[BEGIN DATA EXCERPT]

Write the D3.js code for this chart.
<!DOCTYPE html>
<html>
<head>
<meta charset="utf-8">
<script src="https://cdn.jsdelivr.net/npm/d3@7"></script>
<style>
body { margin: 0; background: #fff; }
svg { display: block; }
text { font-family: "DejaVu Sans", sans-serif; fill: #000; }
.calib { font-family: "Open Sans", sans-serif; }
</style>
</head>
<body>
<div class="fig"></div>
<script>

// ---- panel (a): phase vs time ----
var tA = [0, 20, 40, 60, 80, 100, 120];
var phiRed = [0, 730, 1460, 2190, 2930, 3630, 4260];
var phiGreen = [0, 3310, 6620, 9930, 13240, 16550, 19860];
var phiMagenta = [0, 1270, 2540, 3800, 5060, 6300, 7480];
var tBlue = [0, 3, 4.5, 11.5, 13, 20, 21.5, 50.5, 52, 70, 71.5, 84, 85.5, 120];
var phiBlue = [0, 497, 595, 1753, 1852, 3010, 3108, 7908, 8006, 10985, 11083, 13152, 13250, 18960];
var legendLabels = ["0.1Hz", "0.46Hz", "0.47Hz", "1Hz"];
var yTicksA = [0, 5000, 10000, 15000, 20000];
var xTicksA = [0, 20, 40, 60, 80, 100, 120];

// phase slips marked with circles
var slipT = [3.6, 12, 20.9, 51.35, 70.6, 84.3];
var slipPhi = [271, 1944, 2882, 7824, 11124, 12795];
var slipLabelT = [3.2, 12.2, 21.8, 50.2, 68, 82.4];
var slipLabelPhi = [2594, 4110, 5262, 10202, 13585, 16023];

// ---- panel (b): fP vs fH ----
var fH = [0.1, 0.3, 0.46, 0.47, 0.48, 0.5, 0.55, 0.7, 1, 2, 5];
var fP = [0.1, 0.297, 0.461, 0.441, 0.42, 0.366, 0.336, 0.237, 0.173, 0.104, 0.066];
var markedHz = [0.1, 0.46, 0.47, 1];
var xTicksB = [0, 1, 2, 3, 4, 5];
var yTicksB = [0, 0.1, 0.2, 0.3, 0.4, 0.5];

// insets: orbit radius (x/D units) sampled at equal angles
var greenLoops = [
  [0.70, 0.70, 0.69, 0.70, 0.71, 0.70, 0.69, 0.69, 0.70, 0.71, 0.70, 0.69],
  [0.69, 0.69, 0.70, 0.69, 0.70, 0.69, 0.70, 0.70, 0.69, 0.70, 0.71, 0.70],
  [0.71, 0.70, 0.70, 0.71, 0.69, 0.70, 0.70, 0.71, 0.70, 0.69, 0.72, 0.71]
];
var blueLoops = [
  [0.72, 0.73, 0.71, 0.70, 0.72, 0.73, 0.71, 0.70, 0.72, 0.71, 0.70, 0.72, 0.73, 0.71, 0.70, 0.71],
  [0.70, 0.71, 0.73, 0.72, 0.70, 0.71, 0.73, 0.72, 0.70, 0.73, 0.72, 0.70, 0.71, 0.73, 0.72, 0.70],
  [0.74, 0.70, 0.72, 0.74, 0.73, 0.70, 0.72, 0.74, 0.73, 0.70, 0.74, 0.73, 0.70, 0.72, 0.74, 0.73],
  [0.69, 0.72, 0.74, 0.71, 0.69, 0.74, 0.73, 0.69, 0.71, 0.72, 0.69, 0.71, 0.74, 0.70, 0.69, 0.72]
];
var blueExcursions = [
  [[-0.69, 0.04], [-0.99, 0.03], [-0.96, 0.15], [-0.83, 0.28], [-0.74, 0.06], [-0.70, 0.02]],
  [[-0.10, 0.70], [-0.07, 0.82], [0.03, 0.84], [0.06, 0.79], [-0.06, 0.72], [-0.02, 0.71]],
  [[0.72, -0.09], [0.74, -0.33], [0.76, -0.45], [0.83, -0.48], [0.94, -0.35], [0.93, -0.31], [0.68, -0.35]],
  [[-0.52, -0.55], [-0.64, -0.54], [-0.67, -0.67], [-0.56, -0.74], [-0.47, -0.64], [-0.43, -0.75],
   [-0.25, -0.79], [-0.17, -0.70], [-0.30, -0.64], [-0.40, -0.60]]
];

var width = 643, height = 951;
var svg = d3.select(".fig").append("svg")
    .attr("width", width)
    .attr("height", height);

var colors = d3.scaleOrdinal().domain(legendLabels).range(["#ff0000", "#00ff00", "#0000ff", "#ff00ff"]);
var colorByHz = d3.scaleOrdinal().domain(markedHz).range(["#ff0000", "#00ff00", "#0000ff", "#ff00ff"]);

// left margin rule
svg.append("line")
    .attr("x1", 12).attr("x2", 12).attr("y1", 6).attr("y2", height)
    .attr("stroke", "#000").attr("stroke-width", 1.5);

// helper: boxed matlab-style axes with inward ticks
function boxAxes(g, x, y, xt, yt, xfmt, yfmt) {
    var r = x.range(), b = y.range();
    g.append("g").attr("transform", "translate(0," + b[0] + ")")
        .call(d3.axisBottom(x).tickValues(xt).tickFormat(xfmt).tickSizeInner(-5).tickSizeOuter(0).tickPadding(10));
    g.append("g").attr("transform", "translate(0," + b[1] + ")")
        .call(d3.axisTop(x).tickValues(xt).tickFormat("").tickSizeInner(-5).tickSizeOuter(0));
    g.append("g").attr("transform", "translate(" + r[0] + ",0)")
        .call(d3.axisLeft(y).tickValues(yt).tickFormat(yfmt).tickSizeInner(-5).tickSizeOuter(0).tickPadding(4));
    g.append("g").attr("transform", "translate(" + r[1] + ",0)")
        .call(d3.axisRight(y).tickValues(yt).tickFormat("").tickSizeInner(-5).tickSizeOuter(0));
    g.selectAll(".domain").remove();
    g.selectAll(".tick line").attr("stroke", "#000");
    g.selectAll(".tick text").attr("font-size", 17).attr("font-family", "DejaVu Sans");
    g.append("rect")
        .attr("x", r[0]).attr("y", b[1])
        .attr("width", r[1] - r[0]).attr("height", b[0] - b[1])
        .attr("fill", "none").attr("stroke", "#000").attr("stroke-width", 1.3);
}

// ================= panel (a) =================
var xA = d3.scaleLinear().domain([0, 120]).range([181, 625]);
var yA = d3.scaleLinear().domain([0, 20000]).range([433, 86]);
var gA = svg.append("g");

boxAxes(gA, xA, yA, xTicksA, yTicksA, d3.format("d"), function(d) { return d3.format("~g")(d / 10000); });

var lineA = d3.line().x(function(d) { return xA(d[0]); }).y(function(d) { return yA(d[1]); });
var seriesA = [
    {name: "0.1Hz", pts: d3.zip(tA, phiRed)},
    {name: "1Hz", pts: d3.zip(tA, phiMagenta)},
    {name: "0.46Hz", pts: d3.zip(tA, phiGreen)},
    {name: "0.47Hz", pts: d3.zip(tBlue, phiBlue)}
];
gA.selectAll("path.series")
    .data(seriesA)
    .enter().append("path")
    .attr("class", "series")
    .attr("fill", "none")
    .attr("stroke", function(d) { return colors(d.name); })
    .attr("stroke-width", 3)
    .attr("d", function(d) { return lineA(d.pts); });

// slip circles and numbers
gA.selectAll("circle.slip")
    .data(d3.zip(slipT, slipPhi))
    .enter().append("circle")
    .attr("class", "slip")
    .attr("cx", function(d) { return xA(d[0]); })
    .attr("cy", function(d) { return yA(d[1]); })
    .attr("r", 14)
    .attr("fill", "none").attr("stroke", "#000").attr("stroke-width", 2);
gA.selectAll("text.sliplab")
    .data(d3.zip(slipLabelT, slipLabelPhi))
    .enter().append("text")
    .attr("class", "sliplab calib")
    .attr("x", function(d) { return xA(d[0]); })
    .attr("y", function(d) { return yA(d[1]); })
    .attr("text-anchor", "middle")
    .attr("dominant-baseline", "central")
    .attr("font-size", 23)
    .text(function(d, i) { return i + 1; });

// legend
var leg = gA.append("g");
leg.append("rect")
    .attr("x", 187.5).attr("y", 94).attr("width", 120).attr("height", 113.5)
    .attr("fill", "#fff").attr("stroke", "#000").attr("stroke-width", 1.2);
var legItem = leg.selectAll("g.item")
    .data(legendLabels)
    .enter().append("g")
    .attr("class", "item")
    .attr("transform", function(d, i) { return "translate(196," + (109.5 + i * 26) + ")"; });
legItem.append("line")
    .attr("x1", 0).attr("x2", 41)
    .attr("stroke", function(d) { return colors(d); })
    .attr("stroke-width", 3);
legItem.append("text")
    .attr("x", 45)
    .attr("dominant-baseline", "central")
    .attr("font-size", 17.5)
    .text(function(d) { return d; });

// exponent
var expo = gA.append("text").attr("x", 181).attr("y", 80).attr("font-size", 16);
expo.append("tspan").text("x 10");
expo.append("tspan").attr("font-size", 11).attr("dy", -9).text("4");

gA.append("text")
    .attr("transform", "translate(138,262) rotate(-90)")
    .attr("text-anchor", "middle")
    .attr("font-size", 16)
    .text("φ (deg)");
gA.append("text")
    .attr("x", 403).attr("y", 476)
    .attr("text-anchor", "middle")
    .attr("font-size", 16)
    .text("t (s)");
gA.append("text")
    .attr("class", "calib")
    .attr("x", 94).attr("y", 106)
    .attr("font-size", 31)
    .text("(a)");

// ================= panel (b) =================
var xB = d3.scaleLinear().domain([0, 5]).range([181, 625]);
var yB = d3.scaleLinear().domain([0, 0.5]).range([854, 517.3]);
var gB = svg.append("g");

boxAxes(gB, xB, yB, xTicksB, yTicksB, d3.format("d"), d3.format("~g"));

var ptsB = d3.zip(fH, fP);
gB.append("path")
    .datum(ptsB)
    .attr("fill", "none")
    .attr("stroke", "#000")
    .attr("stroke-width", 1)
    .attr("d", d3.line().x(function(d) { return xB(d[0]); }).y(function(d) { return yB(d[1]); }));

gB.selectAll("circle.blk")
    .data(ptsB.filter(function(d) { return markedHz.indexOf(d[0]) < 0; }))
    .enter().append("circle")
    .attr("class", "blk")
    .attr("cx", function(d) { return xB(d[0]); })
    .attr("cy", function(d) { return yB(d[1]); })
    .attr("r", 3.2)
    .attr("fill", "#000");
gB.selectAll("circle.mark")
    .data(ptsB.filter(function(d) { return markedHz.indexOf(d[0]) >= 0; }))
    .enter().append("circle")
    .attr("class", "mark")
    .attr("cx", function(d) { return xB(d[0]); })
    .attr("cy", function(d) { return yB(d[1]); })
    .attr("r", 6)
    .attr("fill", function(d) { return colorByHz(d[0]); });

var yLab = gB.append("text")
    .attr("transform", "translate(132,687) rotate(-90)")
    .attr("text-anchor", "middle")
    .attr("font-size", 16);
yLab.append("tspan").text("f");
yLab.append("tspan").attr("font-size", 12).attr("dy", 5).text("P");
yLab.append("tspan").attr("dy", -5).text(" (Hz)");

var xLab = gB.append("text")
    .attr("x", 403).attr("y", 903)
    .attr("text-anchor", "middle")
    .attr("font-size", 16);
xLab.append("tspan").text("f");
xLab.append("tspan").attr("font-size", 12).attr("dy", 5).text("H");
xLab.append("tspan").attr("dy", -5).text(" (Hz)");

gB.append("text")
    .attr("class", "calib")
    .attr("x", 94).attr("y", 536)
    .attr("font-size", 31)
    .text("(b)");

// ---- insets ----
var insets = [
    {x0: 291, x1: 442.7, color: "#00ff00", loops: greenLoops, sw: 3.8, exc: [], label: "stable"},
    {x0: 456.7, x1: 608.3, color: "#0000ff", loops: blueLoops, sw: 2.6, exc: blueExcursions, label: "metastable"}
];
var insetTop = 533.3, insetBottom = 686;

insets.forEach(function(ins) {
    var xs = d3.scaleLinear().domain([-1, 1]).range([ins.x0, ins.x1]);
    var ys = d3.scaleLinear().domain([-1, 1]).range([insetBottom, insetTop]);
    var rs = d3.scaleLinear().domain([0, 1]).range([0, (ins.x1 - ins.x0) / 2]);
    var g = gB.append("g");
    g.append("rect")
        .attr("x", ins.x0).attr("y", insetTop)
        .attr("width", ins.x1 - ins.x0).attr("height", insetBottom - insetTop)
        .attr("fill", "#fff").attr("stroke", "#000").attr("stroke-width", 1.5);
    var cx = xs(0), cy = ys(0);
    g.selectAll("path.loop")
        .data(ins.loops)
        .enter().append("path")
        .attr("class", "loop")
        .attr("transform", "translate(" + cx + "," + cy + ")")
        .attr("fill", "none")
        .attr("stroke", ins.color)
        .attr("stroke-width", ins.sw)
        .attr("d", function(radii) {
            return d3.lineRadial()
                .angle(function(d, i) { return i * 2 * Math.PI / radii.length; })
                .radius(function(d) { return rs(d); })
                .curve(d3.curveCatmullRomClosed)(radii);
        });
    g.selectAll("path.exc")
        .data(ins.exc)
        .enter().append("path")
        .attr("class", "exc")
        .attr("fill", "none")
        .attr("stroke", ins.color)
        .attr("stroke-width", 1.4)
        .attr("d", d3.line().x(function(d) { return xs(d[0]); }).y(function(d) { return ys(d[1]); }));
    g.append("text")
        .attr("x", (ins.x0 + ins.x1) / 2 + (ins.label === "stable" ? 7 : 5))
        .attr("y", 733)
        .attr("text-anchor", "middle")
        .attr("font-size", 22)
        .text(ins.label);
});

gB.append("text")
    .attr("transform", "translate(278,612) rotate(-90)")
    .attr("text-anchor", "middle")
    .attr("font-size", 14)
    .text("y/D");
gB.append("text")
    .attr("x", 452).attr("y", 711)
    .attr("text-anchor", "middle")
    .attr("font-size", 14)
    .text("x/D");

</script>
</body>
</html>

[END DATA EXCERPT]

◆ **WHAT YOU HAVE TO DO**
Without changing anything, quote the lines from the top of the data to the line that contains "var yTicksB = [0, 0.1, 0.2, 0.3, 0.4, 0.5];", including that line.

◆ **RESPONSE**
Write the D3.js code for this chart.
<!DOCTYPE html>
<html>
<head>
<meta charset="utf-8">
<script src="https://cdn.jsdelivr.net/npm/d3@7"></script>
<style>
body { margin: 0; background: #fff; }
svg { display: block; }
text { font-family: "DejaVu Sans", sans-serif; fill: #000; }
.calib { font-family: "Open Sans", sans-serif; }
</style>
</head>
<body>
<div class="fig"></div>
<script>

// ---- panel (a): phase vs time ----
var tA = [0, 20, 40, 60, 80, 100, 120];
var phiRed = [0, 730, 1460, 2190, 2930, 3630, 4260];
var phiGreen = [0, 3310, 6620, 9930, 13240, 16550, 19860];
var phiMagenta = [0, 1270, 2540, 3800, 5060, 6300, 7480];
var tBlue = [0, 3, 4.5, 11.5, 13, 20, 21.5, 50.5, 52, 70, 71.5, 84, 85.5, 120];
var phiBlue = [0, 497, 595, 1753, 1852, 3010, 3108, 7908, 8006, 10985, 11083, 13152, 13250, 18960];
var legendLabels = ["0.1Hz", "0.46Hz", "0.47Hz", "1Hz"];
var yTicksA = [0, 5000, 10000, 15000, 20000];
var xTicksA = [0, 20, 40, 60, 80, 100, 120];

// phase slips marked with circles
var slipT = [3.6, 12, 20.9, 51.35, 70.6, 84.3];
var slipPhi = [271, 1944, 2882, 7824, 11124, 12795];
var slipLabelT = [3.2, 12.2, 21.8, 50.2, 68, 82.4];
var slipLabelPhi = [2594, 4110, 5262, 10202, 13585, 16023];

// ---- panel (b): fP vs fH ----
var fH = [0.1, 0.3, 0.46, 0.47, 0.48, 0.5, 0.55, 0.7, 1, 2, 5];
var fP = [0.1, 0.297, 0.461, 0.441, 0.42, 0.366, 0.336, 0.237, 0.173, 0.104, 0.066];
var markedHz = [0.1, 0.46, 0.47, 1];
var xTicksB = [0, 1, 2, 3, 4, 5];
var yTicksB = [0, 0.1, 0.2, 0.3, 0.4, 0.5];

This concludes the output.